Exercise objective —
Would you retype, exactly and without the pictures, the lines between the line holding "Convert this diagram to TikZ code." and the line holding "(inct) at (859,228)", inclusive, and nothing else?

Material provided —
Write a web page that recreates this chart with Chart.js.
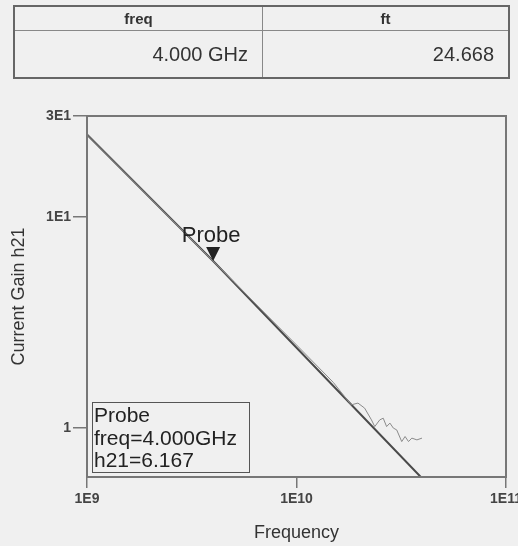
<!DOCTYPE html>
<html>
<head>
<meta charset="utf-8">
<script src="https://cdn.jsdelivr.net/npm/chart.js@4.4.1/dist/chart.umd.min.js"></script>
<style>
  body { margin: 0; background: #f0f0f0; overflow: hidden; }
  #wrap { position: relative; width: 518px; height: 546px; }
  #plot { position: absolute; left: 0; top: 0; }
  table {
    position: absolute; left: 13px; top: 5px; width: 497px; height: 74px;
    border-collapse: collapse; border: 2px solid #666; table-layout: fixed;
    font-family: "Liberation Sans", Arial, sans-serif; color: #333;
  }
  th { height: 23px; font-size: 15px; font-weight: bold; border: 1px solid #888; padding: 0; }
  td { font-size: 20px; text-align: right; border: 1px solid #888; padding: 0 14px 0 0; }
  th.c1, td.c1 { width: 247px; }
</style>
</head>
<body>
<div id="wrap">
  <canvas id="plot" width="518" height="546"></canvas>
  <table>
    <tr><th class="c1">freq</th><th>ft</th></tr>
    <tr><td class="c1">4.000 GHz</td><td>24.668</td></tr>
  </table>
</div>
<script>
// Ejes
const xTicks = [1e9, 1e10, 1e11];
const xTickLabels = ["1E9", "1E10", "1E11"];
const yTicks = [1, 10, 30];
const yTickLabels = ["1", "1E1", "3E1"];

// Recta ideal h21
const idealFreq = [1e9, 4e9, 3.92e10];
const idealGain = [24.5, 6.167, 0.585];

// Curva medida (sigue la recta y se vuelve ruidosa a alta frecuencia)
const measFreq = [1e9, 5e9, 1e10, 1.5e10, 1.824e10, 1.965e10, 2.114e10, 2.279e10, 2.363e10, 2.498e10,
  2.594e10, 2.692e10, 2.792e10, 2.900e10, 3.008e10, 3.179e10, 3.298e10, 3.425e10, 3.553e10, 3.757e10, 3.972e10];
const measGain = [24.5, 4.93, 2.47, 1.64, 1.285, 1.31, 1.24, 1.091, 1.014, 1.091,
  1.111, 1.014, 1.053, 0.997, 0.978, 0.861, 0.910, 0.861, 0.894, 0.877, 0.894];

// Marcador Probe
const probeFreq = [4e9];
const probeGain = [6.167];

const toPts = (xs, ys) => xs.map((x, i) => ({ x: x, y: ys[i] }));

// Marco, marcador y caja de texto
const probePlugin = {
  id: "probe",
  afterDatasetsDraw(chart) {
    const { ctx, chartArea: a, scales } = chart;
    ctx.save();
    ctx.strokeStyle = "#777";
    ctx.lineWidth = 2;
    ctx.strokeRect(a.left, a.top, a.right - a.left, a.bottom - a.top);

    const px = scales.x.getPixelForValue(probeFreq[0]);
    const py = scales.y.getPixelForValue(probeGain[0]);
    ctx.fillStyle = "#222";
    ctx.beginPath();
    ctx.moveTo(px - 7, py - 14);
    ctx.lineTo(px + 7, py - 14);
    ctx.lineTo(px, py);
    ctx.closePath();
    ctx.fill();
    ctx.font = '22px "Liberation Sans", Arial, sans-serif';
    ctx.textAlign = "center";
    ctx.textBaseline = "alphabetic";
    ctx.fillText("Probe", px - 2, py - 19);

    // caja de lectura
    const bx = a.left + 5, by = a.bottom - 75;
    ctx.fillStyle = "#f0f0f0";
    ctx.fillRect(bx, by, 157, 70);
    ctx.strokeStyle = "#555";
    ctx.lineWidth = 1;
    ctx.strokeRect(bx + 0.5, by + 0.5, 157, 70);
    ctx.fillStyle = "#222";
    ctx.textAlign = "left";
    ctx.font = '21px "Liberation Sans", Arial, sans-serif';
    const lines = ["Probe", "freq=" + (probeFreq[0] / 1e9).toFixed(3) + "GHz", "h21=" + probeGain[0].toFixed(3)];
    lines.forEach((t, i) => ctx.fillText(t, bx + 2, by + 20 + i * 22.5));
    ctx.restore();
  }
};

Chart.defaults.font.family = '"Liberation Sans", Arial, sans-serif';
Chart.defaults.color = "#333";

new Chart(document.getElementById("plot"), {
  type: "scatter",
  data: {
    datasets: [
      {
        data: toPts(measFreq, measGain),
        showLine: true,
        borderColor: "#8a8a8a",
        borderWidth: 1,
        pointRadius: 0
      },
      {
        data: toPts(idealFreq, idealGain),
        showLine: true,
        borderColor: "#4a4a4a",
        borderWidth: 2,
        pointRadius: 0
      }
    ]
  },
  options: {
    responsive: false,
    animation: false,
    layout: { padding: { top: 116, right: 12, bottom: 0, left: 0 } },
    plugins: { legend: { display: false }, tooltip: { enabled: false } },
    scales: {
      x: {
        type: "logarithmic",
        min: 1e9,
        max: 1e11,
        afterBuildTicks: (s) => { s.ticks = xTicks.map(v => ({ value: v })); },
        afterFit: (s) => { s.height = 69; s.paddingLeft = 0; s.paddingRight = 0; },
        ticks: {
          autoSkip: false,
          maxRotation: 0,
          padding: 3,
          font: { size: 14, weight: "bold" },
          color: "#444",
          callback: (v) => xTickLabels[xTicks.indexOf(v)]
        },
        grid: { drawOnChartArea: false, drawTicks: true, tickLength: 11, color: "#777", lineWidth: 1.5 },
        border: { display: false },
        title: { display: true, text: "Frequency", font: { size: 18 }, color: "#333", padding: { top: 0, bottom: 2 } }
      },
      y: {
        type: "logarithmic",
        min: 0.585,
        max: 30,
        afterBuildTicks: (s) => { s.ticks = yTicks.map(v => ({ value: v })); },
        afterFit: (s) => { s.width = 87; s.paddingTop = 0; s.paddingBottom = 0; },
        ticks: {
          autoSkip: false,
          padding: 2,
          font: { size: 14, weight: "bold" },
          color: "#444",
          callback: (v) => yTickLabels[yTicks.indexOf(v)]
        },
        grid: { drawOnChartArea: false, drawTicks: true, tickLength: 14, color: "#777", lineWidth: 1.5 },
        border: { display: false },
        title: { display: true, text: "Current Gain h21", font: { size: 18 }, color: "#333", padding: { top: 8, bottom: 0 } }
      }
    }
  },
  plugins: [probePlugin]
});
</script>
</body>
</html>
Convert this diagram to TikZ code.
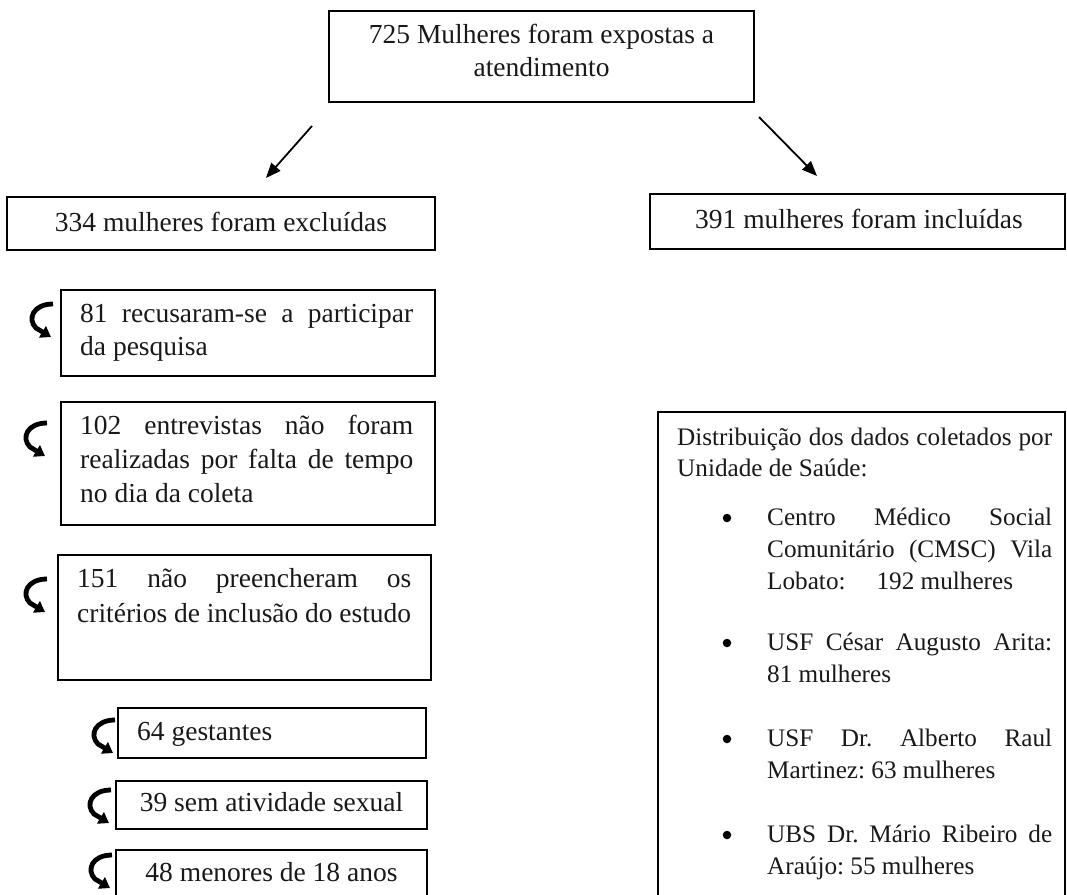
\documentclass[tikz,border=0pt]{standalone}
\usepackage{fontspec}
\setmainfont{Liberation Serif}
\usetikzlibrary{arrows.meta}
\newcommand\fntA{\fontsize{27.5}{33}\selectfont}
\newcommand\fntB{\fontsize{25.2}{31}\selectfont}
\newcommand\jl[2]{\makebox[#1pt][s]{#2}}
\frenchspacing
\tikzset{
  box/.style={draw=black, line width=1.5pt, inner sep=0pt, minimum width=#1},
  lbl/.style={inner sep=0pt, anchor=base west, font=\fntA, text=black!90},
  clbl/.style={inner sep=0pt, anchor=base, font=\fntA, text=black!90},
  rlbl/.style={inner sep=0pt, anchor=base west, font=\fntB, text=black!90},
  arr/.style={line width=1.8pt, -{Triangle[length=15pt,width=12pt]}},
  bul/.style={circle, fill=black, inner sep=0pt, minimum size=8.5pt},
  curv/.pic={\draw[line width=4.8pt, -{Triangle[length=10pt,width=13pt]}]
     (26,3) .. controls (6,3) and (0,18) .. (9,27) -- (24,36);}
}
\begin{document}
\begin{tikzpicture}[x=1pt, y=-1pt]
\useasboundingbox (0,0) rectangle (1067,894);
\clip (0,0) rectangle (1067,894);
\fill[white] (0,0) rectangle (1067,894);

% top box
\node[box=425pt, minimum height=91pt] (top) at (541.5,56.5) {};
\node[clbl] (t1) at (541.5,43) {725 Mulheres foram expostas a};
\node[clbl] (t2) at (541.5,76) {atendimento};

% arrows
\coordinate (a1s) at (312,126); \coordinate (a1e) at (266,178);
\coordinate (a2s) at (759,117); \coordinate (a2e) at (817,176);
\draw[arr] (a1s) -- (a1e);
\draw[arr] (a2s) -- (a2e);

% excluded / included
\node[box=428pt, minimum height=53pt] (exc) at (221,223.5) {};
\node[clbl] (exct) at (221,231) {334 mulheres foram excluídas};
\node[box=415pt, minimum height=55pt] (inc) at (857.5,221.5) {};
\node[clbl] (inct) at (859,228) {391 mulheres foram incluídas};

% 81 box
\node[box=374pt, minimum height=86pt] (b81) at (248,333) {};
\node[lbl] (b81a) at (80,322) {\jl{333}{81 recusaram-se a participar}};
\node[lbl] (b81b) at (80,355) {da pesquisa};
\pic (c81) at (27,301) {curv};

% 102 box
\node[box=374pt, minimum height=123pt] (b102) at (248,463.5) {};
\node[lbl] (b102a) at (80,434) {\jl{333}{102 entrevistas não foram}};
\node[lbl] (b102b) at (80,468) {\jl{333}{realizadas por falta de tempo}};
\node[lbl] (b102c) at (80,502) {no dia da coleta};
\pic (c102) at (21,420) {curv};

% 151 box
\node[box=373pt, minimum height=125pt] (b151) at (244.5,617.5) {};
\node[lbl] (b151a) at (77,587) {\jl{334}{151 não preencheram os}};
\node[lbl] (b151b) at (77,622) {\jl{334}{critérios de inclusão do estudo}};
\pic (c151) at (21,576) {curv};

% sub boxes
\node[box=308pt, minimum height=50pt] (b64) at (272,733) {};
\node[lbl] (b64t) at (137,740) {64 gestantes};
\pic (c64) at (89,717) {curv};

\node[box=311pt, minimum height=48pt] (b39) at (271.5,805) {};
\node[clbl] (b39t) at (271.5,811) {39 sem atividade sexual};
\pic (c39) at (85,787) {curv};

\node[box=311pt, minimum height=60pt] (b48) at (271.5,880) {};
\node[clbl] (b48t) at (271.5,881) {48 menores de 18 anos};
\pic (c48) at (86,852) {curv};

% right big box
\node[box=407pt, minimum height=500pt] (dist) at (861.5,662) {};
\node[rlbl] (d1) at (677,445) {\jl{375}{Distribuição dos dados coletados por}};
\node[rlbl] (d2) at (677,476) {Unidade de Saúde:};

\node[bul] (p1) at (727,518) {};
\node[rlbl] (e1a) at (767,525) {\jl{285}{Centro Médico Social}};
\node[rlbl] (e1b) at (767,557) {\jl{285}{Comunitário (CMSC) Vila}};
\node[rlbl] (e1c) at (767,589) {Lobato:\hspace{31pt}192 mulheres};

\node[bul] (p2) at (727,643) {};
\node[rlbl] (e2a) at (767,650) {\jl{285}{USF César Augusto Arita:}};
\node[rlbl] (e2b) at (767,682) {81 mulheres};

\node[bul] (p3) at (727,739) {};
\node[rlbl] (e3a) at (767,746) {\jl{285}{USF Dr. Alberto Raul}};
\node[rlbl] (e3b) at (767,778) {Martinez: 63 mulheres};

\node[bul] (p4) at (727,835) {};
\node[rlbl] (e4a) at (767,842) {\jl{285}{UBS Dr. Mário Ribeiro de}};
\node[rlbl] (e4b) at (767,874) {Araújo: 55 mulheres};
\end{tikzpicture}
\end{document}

Written solution —
Convert this diagram to TikZ code.
\documentclass[tikz,border=0pt]{standalone}
\usepackage{fontspec}
\setmainfont{Liberation Serif}
\usetikzlibrary{arrows.meta}
\newcommand\fntA{\fontsize{27.5}{33}\selectfont}
\newcommand\fntB{\fontsize{25.2}{31}\selectfont}
\newcommand\jl[2]{\makebox[#1pt][s]{#2}}
\frenchspacing
\tikzset{
  box/.style={draw=black, line width=1.5pt, inner sep=0pt, minimum width=#1},
  lbl/.style={inner sep=0pt, anchor=base west, font=\fntA, text=black!90},
  clbl/.style={inner sep=0pt, anchor=base, font=\fntA, text=black!90},
  rlbl/.style={inner sep=0pt, anchor=base west, font=\fntB, text=black!90},
  arr/.style={line width=1.8pt, -{Triangle[length=15pt,width=12pt]}},
  bul/.style={circle, fill=black, inner sep=0pt, minimum size=8.5pt},
  curv/.pic={\draw[line width=4.8pt, -{Triangle[length=10pt,width=13pt]}]
     (26,3) .. controls (6,3) and (0,18) .. (9,27) -- (24,36);}
}
\begin{document}
\begin{tikzpicture}[x=1pt, y=-1pt]
\useasboundingbox (0,0) rectangle (1067,894);
\clip (0,0) rectangle (1067,894);
\fill[white] (0,0) rectangle (1067,894);

% top box
\node[box=425pt, minimum height=91pt] (top) at (541.5,56.5) {};
\node[clbl] (t1) at (541.5,43) {725 Mulheres foram expostas a};
\node[clbl] (t2) at (541.5,76) {atendimento};

% arrows
\coordinate (a1s) at (312,126); \coordinate (a1e) at (266,178);
\coordinate (a2s) at (759,117); \coordinate (a2e) at (817,176);
\draw[arr] (a1s) -- (a1e);
\draw[arr] (a2s) -- (a2e);

% excluded / included
\node[box=428pt, minimum height=53pt] (exc) at (221,223.5) {};
\node[clbl] (exct) at (221,231) {334 mulheres foram excluídas};
\node[box=415pt, minimum height=55pt] (inc) at (857.5,221.5) {};
\node[clbl] (inct) at (859,228) {391 mulheres foram incluídas};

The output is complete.